Shortly after the launch of our program, the American Heart Association’s journal “Circulation” released a medical statement with first-aid guidelines that coincide with those taken in the Peer Support Responder (CPR-OPR) program.3 This medical statement confirms that our training meets the current medical standards for opioid response.
This extraordinary alignment between our work and advocacy in overdose response, and the later published AHA medical statement solidifies that “evidence” must be rooted not only in science but also from lived experiences of people who use drugs (PWUD) along with the professional observations of frontline workers and service providers.
RECENT UPDATES TO REQUESTED INFORMATION ABOUT “NO BREATHS DURING COVID-19”:
- Seven months after our original request, we learned from Toronto Public Health (TPH) that the “5-Step Overdose Response” graphic is a population health tool / naloxone kit insert and it outlines the “minimum” care in overdose response. It can be used by untrained lay people or anyone who is unable or unwilling to provide rescue breaths. It does NOT exclude those with communities who are trained, able and willing to provide CPR with oxygen.
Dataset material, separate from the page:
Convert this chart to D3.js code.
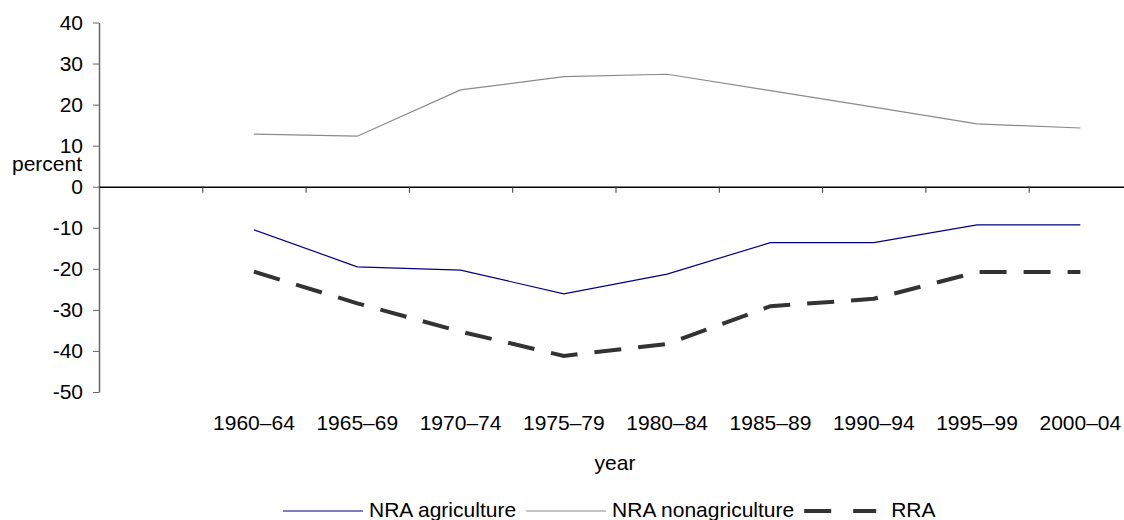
<!DOCTYPE html>
<html>
<head>
<meta charset="utf-8">
<script src="https://cdn.jsdelivr.net/npm/d3@7"></script>
<style>
  body { margin: 0; background: #fff; }
  text { font-family: "Liberation Sans", Arial, sans-serif; font-size: 21px; fill: #000; }
</style>
</head>
<body>
<div class="d3Area"></div>
<script>
// data
let years = ["1960–64", "1965–69", "1970–74", "1975–79", "1980–84", "1985–89", "1990–94", "1995–99", "2000–04"];
let nraAgri = [-10.5, -19.5, -20.3, -26.1, -21.3, -13.6, -13.6, -9.3, -9.3];
let nraNonAgri = [12.8, 12.3, 23.6, 26.8, 27.4, 23.4, 19.4, 15.3, 14.3];
let rra = [-20.7, -28.4, -35.3, -41.2, -38.3, -29.1, -27.3, -20.8, -20.8];
let yTicks = [-50, -40, -30, -20, -10, 0, 10, 20, 30, 40];
let legendNames = ["NRA agriculture", "NRA nonagriculture", "RRA"];

let outerWidth = 1124,
  outerHeight = 520;

let svg = d3
  .select(".d3Area")
  .append("svg")
  .attr("width", outerWidth)
  .attr("height", outerHeight);

// first band is left empty, like the original excel chart
let x = d3
  .scaleBand()
  .domain([""].concat(years))
  .range([99, 1132])
  .padding(0);
let cx = (d) => x(d) + x.bandwidth() / 2;

let y = d3.scaleLinear().domain([-50, 40]).range([392, 22.5]);

// y axis (plain hyphen for negatives)
let yAxis = svg
  .append("g")
  .attr("transform", "translate(99,0)")
  .call(
    d3.axisLeft(y)
      .tickValues(yTicks)
      .tickFormat((d) => String(d))
      .tickSize(6)
      .tickSizeOuter(0)
      .tickPadding(10)
  );
yAxis.select(".domain").attr("stroke", "#666").attr("stroke-width", 1.5);
yAxis.selectAll(".tick line").attr("stroke", "#666");
yAxis.selectAll("text").attr("font-size", 21).attr("font-family", "Liberation Sans, Arial, sans-serif").attr("fill", "#000");

// x axis along zero, ticks between categories
let xTick = d3.scaleLinear().domain([0, 10]).range([99, 1132]);
let xAxis = svg
  .append("g")
  .attr("transform", "translate(0," + y(0) + ")")
  .call(
    d3.axisBottom(xTick)
      .tickValues([1, 2, 3, 4, 5, 6, 7, 8, 9])
      .tickFormat("")
      .tickSize(6)
      .tickSizeOuter(0)
  );
xAxis.select(".domain").attr("stroke", "#000").attr("stroke-width", 1.5);
xAxis.selectAll(".tick line").attr("stroke", "#333");

// category labels at the bottom
let xLabels = svg
  .append("g")
  .attr("transform", "translate(0,392)")
  .call(d3.axisBottom(x).tickValues(years).tickSize(0).tickPadding(23));
xLabels.select(".domain").remove();
xLabels.selectAll("text").attr("font-size", 21).attr("font-family", "Liberation Sans, Arial, sans-serif").attr("fill", "#000");

// axis titles
svg.append("text").attr("x", 82).attr("y", 171).attr("text-anchor", "end").text("percent");
svg.append("text").attr("x", 615).attr("y", 470).attr("text-anchor", "middle").text("year");

let line = d3
  .line()
  .x((d, i) => cx(years[i]))
  .y((d) => y(d));

let series = [
  { name: legendNames[0], data: nraAgri, color: "#000080", width: 1.2, dash: null },
  { name: legendNames[1], data: nraNonAgri, color: "#8a8a8a", width: 1.2, dash: null },
  { name: legendNames[2], data: rra, color: "#333", width: 4, dash: "27,17" },
];

series.forEach((s) => {
  svg
    .append("path")
    .attr("d", line(s.data))
    .attr("fill", "none")
    .attr("stroke", s.color)
    .attr("stroke-width", s.width)
    .attr("stroke-dasharray", s.dash);
});

// legend
let legX = 283;
let legY = 511;
series.forEach((s) => {
  let len = s.dash ? 72 : 80;
  svg
    .append("line")
    .attr("x1", legX)
    .attr("x2", legX + len)
    .attr("y1", legY)
    .attr("y2", legY)
    .attr("stroke", s.color)
    .attr("stroke-width", s.width)
    .attr("stroke-dasharray", s.dash ? "27,22" : null);
  let t = svg
    .append("text")
    .attr("x", legX + len + (s.dash ? 15 : 6))
    .attr("y", legY + 6)
    .text(s.name);
  legX = legX + len + (s.dash ? 15 : 6) + t.node().getComputedTextLength() + 10;
});
</script>
</body>
</html>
- Eight months after our original request we learned from TPH that the guidance on “no rescue breathing” as described on the “5-Step graphic” came from the Ministry of Health as a COVID-era amendment. Also, workers in high-risk settings need to have the necessary Infection Prevention and Control (IPAC) guidance in place with enhanced training to provide ventilations during COVID-19. This is what we offered the city to do for free.
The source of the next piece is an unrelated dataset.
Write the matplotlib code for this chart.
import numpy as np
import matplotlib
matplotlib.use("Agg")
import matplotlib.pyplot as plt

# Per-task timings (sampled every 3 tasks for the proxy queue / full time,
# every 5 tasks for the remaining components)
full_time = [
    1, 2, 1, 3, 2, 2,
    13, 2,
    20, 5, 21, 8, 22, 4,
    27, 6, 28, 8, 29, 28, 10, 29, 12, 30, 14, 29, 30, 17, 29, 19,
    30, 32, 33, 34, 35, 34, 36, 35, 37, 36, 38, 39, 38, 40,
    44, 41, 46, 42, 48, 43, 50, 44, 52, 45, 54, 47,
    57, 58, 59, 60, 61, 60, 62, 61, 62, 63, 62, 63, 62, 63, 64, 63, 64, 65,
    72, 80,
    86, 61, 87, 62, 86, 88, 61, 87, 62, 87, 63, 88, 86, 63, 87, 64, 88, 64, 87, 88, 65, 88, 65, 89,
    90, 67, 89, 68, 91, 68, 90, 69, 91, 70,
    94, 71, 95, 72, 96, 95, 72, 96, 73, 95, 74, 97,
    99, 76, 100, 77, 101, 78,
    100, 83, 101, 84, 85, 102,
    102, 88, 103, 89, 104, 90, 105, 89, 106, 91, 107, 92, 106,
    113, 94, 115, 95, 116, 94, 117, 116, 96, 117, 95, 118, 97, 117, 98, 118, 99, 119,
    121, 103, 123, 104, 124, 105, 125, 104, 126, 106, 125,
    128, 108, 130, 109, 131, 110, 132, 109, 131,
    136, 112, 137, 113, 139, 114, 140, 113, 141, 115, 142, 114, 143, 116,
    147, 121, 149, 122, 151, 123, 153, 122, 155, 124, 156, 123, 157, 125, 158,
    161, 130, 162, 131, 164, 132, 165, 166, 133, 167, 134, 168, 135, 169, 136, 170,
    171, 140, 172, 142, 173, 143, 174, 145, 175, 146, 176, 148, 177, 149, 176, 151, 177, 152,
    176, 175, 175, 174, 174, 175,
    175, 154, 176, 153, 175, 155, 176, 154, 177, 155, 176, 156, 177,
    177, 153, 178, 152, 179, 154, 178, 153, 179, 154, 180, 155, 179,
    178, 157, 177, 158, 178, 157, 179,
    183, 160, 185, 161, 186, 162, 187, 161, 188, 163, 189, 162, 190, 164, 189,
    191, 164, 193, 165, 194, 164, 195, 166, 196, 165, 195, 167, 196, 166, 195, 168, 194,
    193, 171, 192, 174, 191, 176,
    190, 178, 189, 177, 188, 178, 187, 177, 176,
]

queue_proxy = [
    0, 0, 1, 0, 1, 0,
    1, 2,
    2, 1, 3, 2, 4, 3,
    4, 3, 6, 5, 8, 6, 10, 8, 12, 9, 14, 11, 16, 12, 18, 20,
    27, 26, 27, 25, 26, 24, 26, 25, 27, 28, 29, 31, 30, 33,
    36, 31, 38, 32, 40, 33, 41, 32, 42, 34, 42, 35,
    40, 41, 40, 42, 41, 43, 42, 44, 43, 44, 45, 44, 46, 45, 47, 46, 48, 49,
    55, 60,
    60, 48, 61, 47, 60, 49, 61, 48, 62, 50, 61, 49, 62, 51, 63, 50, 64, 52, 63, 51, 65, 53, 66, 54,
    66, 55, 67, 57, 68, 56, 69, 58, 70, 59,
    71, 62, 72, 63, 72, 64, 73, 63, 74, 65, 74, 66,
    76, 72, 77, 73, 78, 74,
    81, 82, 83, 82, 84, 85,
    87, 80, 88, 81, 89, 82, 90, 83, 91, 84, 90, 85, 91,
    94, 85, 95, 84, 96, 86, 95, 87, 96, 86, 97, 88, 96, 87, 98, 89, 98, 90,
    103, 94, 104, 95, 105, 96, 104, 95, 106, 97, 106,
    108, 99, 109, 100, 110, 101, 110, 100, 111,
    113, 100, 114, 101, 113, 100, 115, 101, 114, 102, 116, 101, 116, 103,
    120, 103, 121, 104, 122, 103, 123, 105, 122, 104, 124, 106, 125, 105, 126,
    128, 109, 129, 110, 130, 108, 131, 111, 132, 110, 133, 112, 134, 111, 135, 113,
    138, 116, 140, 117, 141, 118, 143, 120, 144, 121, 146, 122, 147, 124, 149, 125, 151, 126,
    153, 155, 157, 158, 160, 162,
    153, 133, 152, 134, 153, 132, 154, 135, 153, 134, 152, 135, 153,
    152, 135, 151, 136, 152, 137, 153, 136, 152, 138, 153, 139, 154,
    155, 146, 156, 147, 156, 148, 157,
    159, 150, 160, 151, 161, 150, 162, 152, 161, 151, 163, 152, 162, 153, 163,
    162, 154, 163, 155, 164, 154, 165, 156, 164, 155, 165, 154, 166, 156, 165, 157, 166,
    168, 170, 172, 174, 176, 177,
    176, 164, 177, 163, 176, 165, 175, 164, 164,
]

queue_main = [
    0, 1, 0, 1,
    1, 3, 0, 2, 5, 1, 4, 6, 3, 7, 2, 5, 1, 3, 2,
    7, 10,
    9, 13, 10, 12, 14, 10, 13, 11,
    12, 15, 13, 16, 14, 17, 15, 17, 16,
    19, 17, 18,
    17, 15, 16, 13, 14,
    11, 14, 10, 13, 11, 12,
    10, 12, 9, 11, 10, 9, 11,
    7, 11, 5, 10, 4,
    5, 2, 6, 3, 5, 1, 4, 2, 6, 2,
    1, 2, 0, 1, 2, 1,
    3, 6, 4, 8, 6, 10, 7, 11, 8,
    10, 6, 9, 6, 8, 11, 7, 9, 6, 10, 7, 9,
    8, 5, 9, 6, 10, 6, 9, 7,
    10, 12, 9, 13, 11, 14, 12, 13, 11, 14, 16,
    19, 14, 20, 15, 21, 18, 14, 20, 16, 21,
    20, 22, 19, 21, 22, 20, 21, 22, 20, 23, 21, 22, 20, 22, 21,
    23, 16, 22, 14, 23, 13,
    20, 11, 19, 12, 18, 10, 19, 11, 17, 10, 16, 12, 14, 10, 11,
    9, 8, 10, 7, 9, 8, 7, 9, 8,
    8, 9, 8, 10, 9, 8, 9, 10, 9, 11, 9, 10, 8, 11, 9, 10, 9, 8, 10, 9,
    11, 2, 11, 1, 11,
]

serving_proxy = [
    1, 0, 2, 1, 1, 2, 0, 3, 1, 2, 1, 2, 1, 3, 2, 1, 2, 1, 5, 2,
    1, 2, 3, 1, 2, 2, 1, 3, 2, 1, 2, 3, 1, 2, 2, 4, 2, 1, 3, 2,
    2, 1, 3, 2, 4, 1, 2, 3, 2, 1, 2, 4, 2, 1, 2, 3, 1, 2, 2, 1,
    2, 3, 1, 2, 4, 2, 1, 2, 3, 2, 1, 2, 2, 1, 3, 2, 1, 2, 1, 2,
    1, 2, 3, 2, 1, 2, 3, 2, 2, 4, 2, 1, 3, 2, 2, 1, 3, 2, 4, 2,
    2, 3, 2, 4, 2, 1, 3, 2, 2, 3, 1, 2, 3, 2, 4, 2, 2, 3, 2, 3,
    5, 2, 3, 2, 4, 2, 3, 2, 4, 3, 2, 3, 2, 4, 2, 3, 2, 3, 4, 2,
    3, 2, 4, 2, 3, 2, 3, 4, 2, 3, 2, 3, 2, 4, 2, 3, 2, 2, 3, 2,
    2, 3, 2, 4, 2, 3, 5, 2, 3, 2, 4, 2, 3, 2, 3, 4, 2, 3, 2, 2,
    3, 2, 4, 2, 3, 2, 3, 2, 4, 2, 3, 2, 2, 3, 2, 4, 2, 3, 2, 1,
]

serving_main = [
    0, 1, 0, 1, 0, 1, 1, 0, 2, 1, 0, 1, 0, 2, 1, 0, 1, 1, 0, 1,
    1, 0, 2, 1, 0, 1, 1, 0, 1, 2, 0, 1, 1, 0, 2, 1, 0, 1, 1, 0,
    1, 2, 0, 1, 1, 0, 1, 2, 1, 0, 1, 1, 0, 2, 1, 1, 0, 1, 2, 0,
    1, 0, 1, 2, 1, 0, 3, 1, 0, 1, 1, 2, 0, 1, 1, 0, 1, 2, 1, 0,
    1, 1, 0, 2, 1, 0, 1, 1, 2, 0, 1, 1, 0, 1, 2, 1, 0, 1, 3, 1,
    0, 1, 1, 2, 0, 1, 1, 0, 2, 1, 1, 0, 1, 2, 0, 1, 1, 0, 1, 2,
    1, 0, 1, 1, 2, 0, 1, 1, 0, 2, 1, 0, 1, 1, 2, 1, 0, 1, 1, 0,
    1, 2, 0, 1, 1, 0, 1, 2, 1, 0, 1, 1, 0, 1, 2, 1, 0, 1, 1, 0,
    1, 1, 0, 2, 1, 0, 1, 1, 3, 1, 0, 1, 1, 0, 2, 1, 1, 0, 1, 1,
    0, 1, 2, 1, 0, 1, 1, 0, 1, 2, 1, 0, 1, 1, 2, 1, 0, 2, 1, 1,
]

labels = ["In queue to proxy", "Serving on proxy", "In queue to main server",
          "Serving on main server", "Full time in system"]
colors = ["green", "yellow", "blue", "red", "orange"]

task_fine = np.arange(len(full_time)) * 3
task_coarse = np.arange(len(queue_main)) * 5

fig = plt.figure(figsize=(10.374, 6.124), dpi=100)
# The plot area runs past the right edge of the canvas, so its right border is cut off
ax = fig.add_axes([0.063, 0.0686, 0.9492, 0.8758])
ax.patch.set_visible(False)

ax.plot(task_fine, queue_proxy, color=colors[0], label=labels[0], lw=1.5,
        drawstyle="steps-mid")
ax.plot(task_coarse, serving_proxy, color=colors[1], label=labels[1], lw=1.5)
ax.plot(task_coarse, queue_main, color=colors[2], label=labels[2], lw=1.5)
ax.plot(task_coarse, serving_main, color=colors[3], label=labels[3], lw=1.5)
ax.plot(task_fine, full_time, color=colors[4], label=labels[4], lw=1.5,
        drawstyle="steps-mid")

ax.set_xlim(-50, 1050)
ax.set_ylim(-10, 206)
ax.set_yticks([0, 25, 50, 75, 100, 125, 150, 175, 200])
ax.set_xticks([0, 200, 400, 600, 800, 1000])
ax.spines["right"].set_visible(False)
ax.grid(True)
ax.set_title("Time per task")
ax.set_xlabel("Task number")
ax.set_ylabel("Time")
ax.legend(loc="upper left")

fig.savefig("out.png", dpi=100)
- A few months ago after reviewing the City’s newly created Harm Reduction Tool Kit, we learned that all Toronto shelter and respite providers were given a directive (updated on February 22, 2021) (section “Q” pg. 2,3) by the General Manager of Shelter Support Housing Administration stating it is not advisable to perform full CPR during COVID-19, including rescue breaths as there is no evidence that “valve masks” protect against the virus.
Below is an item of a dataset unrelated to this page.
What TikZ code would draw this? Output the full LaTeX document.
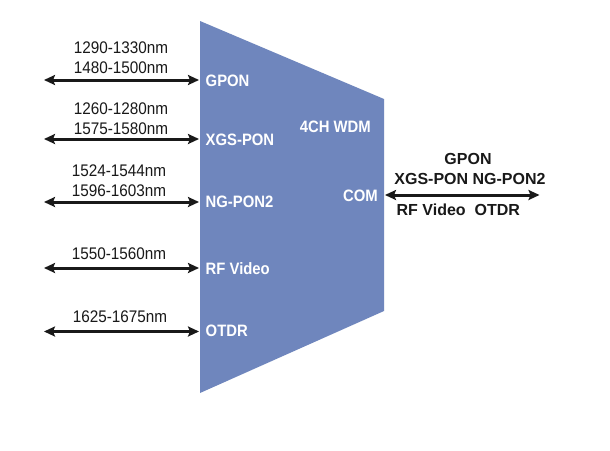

- Two weeks ago, we learned that the directive (updated on January 17, 2022) (see section “S” pg.3) still advises compression-only CPR with no “rescue breaths” during COVID-19. It also states now, “When aerosol generating medical procedures (AGMPs) are planed or anticipated to be performed, airborne precautions must also be implemented including the use of fit-tested N95 mask. Staff who may be required to perform AGMPs should refer to their organizations relevant policies and /or procedure” (see IPAC Recommendations for Use of PPE for Care of Individuals with Suspect or Confirmed COVID-19). Although these expectations are relevant during the pandemic, we expect to see less stringent IPAC expectations (i.e., “fit tested” N95 masks) post-pandemic. The data in this report clearly shows a willingness for frontline workers to provide oxygen safely. Employers are encouraged to support these workers and provide them with regular and frequent training in overdose response above the lay rescuer approach. We also want to acknowledge the City’s continued resources that are now available for shelter and respite operators, including the Harm Reduction Tool Kit, to protect frontline workers/patrons from opioid poisoning and COVID-19.
We hope that the data and recommendations we present in our full report, along with the medical statement from the American Heart Association, will encourage those who employ at-risk workers to provide them with the proper training and support they need and deserve. We also hope to protect the health and wellbeing of people who use drugs (PWUD) and train peers, allies, and bystanders to avert accidental deaths during this public health crisis.